● **Goal**: Write out word for word each line of the records, beginning at the first and stopping after the line with "const yName = 'Optical Density';". Leave the pictures out.

--- START OF Given data ---

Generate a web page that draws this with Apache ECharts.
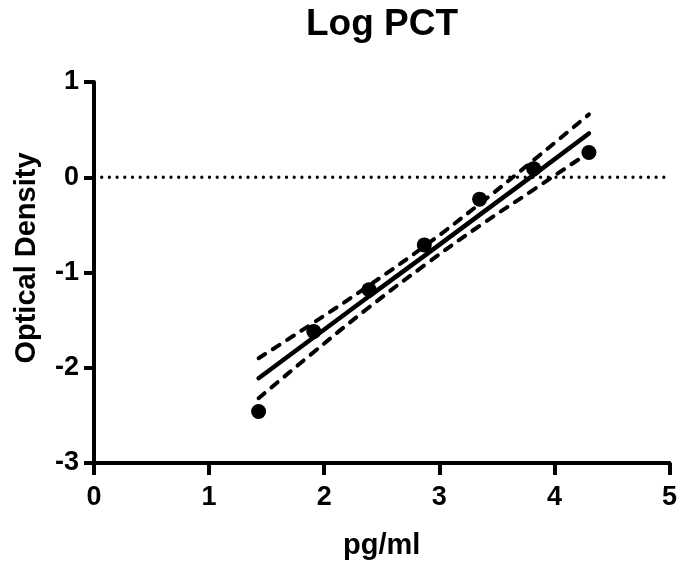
<!DOCTYPE html>
<html><head><meta charset="utf-8">
<script src="https://cdn.jsdelivr.net/npm/echarts@6/dist/echarts.min.js"></script>
<style>html,body{margin:0;padding:0;background:#fff}#c{width:680px;height:566px}</style>
</head><body><div id="c"></div>
<script>
const pointX = [1.43, 1.91, 2.39, 2.87, 3.35, 3.82, 4.30];
const pointY = [-2.46, -1.62, -1.18, -0.71, -0.23, 0.09, 0.26];
const fitX = [1.43, 1.91, 2.39, 2.87, 3.35, 3.82, 4.30];
const fitY = [-2.11, -1.68, -1.25, -0.825, -0.395, 0.025, 0.46];
const upperY = [-1.90, -1.525, -1.135, -0.725, -0.28, 0.18, 0.66];
const lowerY = [-2.32, -1.835, -1.365, -0.925, -0.51, -0.13, 0.26];
const xTicks = [0, 1, 2, 3, 4, 5];
const yTicks = [-3, -2, -1, 0, 1];
const titleText = 'Log PCT';
const xName = 'pg/ml';
const yName = 'Optical Density';

const font = 'Liberation Sans, Arial, sans-serif';
const zip = (xs, ys) => xs.map((x, i) => [x, ys[i]]);
const chart = echarts.init(document.getElementById('c'));
chart.setOption({
  animation: false,
  title: { text: titleText, left: 377, textAlign: 'center', top: 1,
    textStyle: { fontFamily: font, fontWeight: 'bold', fontSize: 37, color: '#000' } },
  grid: { left: 94, right: 10, top: 82, bottom: 103 },
  graphic: [{
    type: 'text', x: 27, y: 258, rotation: Math.PI / 2,
    style: { text: yName, font: 'bold 29px ' + font, fill: '#000', textAlign: 'center', textVerticalAlign: 'middle' }
  }],
  xAxis: {
    type: 'value', min: xTicks[0], max: xTicks[xTicks.length - 1], interval: 1,
    name: xName, nameLocation: 'middle', nameGap: 68,
    nameTextStyle: { fontFamily: font, fontWeight: 'bold', fontSize: 29, color: '#000' },
    axisLine: { onZero: false, lineStyle: { color: '#000', width: 4 } },
    axisTick: { length: 12, lineStyle: { color: '#000', width: 4 } },
    axisLabel: { margin: 21, fontFamily: font, fontWeight: 'bold', fontSize: 27, color: '#000' },
    splitLine: { show: false }
  },
  yAxis: {
    type: 'value', min: yTicks[0], max: yTicks[yTicks.length - 1], interval: 1,
    axisLine: { onZero: false, lineStyle: { color: '#000', width: 4 } },
    axisTick: { length: 10, lineStyle: { color: '#000', width: 4 } },
    axisLabel: { margin: 15, fontFamily: font, fontWeight: 'bold', fontSize: 27, color: '#000' },
    splitLine: { show: false }
  },
  series: [
    { type: 'line', data: [[xTicks[0], 0], [xTicks[xTicks.length - 1], 0]], symbol: 'none', silent: true,
      lineStyle: { color: '#000', width: 3.3, type: [0, 7.7], cap: 'round' }, z: 1 },
    { type: 'line', data: zip(fitX, upperY), symbol: 'none', smooth: true,
      lineStyle: { color: '#000', width: 4, type: [8, 9], cap: 'round' }, z: 2 },
    { type: 'line', data: zip(fitX, lowerY), symbol: 'none', smooth: true,
      lineStyle: { color: '#000', width: 4, type: [8, 9], cap: 'round' }, z: 2 },
    { type: 'line', data: zip(fitX, fitY), symbol: 'none',
      lineStyle: { color: '#000', width: 4.5, cap: 'round' }, z: 3 },
    { type: 'scatter', data: zip(pointX, pointY), symbol: 'circle', symbolSize: 15,
      itemStyle: { color: '#000', opacity: 1 }, z: 4 }
  ]
});
</script></body></html>
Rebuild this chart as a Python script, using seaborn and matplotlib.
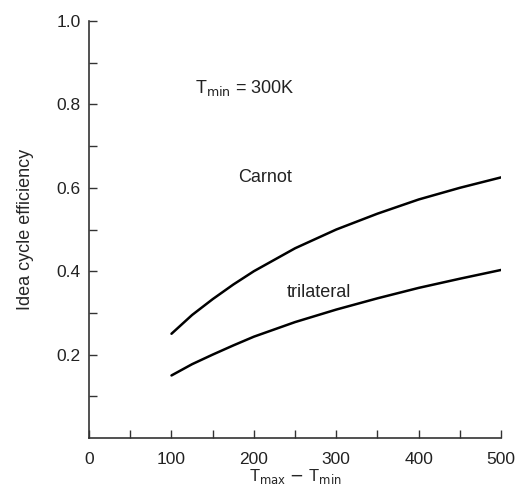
import numpy as np
import pandas as pd
import matplotlib.pyplot as plt
import seaborn as sns
from matplotlib.ticker import MultipleLocator, FixedLocator

# values
dT = [100, 125, 150, 175, 200, 250, 300, 350, 400, 450, 500]
carnot = [0.25, 0.295, 0.333, 0.368, 0.40, 0.455, 0.50, 0.538, 0.572, 0.60, 0.625]
trilateral = [0.15, 0.177, 0.20, 0.222, 0.243, 0.278, 0.308, 0.335, 0.36, 0.382, 0.403]

df = pd.DataFrame({"dT": dT + dT,
                   "eff": carnot + trilateral,
                   "cycle": ["Carnot"] * len(dT) + ["trilateral"] * len(dT)})

sns.set_style("ticks")
plt.rcParams["font.family"] = ["Liberation Sans", "DejaVu Sans"]
plt.rcParams["text.color"] = "#222222"

fig = plt.figure(figsize=(5.15, 5.0), dpi=100)
ax = fig.add_axes([0.173, 0.124, 0.8, 0.834])

sns.lineplot(data=df, x="dT", y="eff", units="cycle", estimator=None,
             color="black", lw=1.8, ax=ax, legend=False)

ax.set_xlim(0, 500)
ax.set_ylim(0, 1.0)
ax.xaxis.set_major_locator(MultipleLocator(100))
ax.xaxis.set_minor_locator(MultipleLocator(50))
ax.yaxis.set_major_locator(FixedLocator([0.2, 0.4, 0.6, 0.8, 1.0]))
ax.yaxis.set_minor_locator(FixedLocator([0.1, 0.3, 0.5, 0.7, 0.9]))
ax.set_yticklabels(["0.2", "0.4", "0.6", "0.8", "1.0"])
ax.tick_params(which="both", direction="in", length=6, width=1.0,
               colors="#333333", labelsize=12.5, labelcolor="#222222")
ax.tick_params(axis="x", pad=10)
ax.tick_params(axis="y", pad=6)

sns.despine(ax=ax)
for s in ["left", "bottom"]:
    ax.spines[s].set_linewidth(1.2)
    ax.spines[s].set_color("#333333")

ax.set_xlabel(r"T$_{\mathrm{max}}$ $-$ T$_{\mathrm{min}}$", fontsize=12, labelpad=0)
ax.set_ylabel("Idea cycle efficiency", fontsize=13, labelpad=16)

ax.text(213, 0.625, "Carnot", fontsize=13, ha="center", va="center")
ax.text(279, 0.35, "trilateral", fontsize=13, ha="center", va="center")
ax.text(128, 0.84, r"T$_{\mathrm{min}}$ = 300K", fontsize=13, ha="left", va="center")

fig.savefig("out.png", dpi=100)
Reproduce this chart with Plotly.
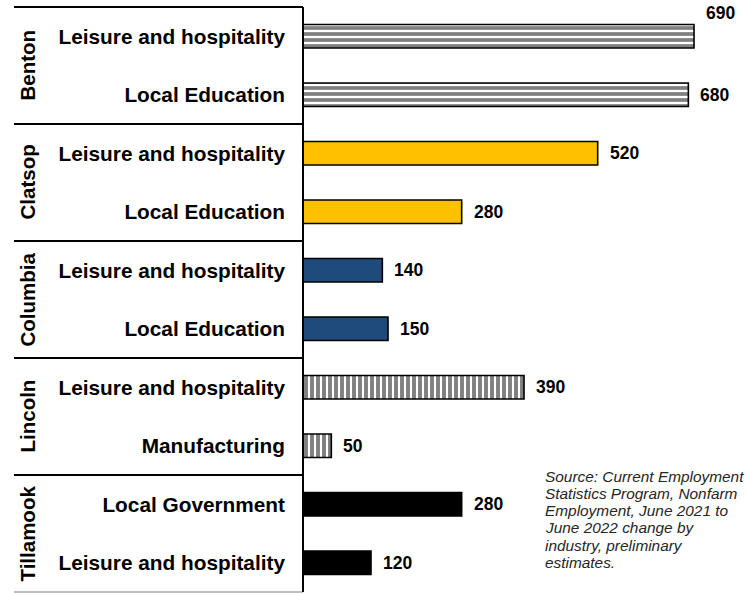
import plotly.graph_objects as go

counties = ["Benton", "Clatsop", "Columbia", "Lincoln", "Tillamook"]
industries = [
    "Leisure and hospitality", "Local Education",
    "Leisure and hospitality", "Local Education",
    "Leisure and hospitality", "Local Education",
    "Leisure and hospitality", "Manufacturing",
    "Local Government", "Leisure and hospitality",
]
values = [690, 680, 520, 280, 140, 150, 390, 50, 280, 120]
source_lines = [
    "Source: Current Employment",
    "Statistics Program, Nonfarm",
    "Employment, June 2021 to",
    "June 2022 change by",
    "industry, preliminary",
    "estimates.",
]

FONT = "Liberation Sans, Arial, sans-serif"
W, H = 746, 593
ML, MR, MT, MB = 303, 0, 7, 1
plot_w = W - ML - MR
plot_h = H - MT - MB

# per-county styling
county_fill = ["white", "#FFC000", "#1F4A7C", "white", "black"]
county_shape = ["-", "", "", "|", ""]
county_psize = [6, 8, 8, 6, 8]
county_psolid = [0.62, 0.3, 0.3, 0.65, 0.3]

n = len(values)
per = n // len(counties)
ypos = list(range(n))

fig = go.Figure()
for g, c in enumerate(counties):
    idx = ypos[g * per:(g + 1) * per]
    fig.add_trace(go.Bar(
        x=[values[i] for i in idx],
        y=idx,
        orientation="h",
        width=0.4,
        name=c,
        marker=dict(
            color=county_fill[g],
            line=dict(color="black", width=1.6),
            pattern=dict(shape=county_shape[g], fgcolor="black",
                         bgcolor="white", size=county_psize[g],
                         solidity=county_psolid[g], fillmode="overlay"),
        ),
        showlegend=False,
        hoverinfo="skip",
    ))

annotations = []
# value labels
for i, v in enumerate(values):
    annotations.append(dict(
        x=v, y=i, xref="x", yref="y", text=str(v), showarrow=False,
        xanchor="left", xshift=10, yshift=(23 if i == 0 else 0),
        font=dict(family=FONT, size=17.5, color="black", weight="bold"),
    ))
# county labels
x_county = (27 - ML) / plot_w
for g, c in enumerate(counties):
    annotations.append(dict(
        x=x_county, y=g * per + (per - 1) / 2, xref="paper", yref="y",
        text=c, showarrow=False, textangle=-90,
        xanchor="center", yanchor="middle",
        font=dict(family=FONT, size=20.5, color="black", weight="bold"),
    ))
# source note
x_src = (543 - ML) / plot_w
for k, line in enumerate(source_lines):
    ypx = 476 + 17.3 * k
    annotations.append(dict(
        x=x_src, y=(MT + plot_h - ypx) / plot_h, xref="paper", yref="paper",
        text=line, showarrow=False, xanchor="left", yanchor="middle",
        font=dict(family=FONT, size=15.4, color="#262626", style="italic"),
    ))

shapes = []
x_left = (14 - ML) / plot_w
for g in range(len(counties) + 1):
    yp = 1 - g * per / n
    shapes.append(dict(
        type="line", xref="paper", yref="paper",
        x0=x_left, x1=0, y0=yp, y1=yp,
        line=dict(color=("#bdbdbd" if g == len(counties) else "black"), width=2),
    ))
shapes.append(dict(type="line", xref="paper", yref="paper",
                   x0=0, x1=0, y0=0, y1=1, line=dict(color="black", width=2)))

fig.update_layout(
    width=W, height=H,
    margin=dict(l=ML, r=MR, t=MT, b=MB, autoexpand=False),
    paper_bgcolor="white", plot_bgcolor="white",
    xaxis=dict(range=[0, plot_w / 0.5667], visible=False, fixedrange=True),
    yaxis=dict(
        range=[n - 0.5, -0.5], tickvals=ypos, ticktext=industries,
        showgrid=False, zeroline=False, showline=False, ticks="",
        ticklabelstandoff=17,
        tickfont=dict(family=FONT, size=20.8, color="black", weight="bold"),
    ),
    annotations=annotations,
    shapes=shapes,
    bargap=0.6,
)

fig.write_html(
    "out.html",
    config={"displayModeBar": False},
    post_script="document.body.style.margin='0';document.body.style.overflow='hidden';",
)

--- END OF Given data ---

● **Solution for this problem**:
Generate a web page that draws this with Apache ECharts.
<!DOCTYPE html>
<html><head><meta charset="utf-8">
<script src="https://cdn.jsdelivr.net/npm/echarts@6/dist/echarts.min.js"></script>
<style>html,body{margin:0;padding:0;background:#fff}#c{width:680px;height:566px}</style>
</head><body><div id="c"></div>
<script>
const pointX = [1.43, 1.91, 2.39, 2.87, 3.35, 3.82, 4.30];
const pointY = [-2.46, -1.62, -1.18, -0.71, -0.23, 0.09, 0.26];
const fitX = [1.43, 1.91, 2.39, 2.87, 3.35, 3.82, 4.30];
const fitY = [-2.11, -1.68, -1.25, -0.825, -0.395, 0.025, 0.46];
const upperY = [-1.90, -1.525, -1.135, -0.725, -0.28, 0.18, 0.66];
const lowerY = [-2.32, -1.835, -1.365, -0.925, -0.51, -0.13, 0.26];
const xTicks = [0, 1, 2, 3, 4, 5];
const yTicks = [-3, -2, -1, 0, 1];
const titleText = 'Log PCT';
const xName = 'pg/ml';
const yName = 'Optical Density';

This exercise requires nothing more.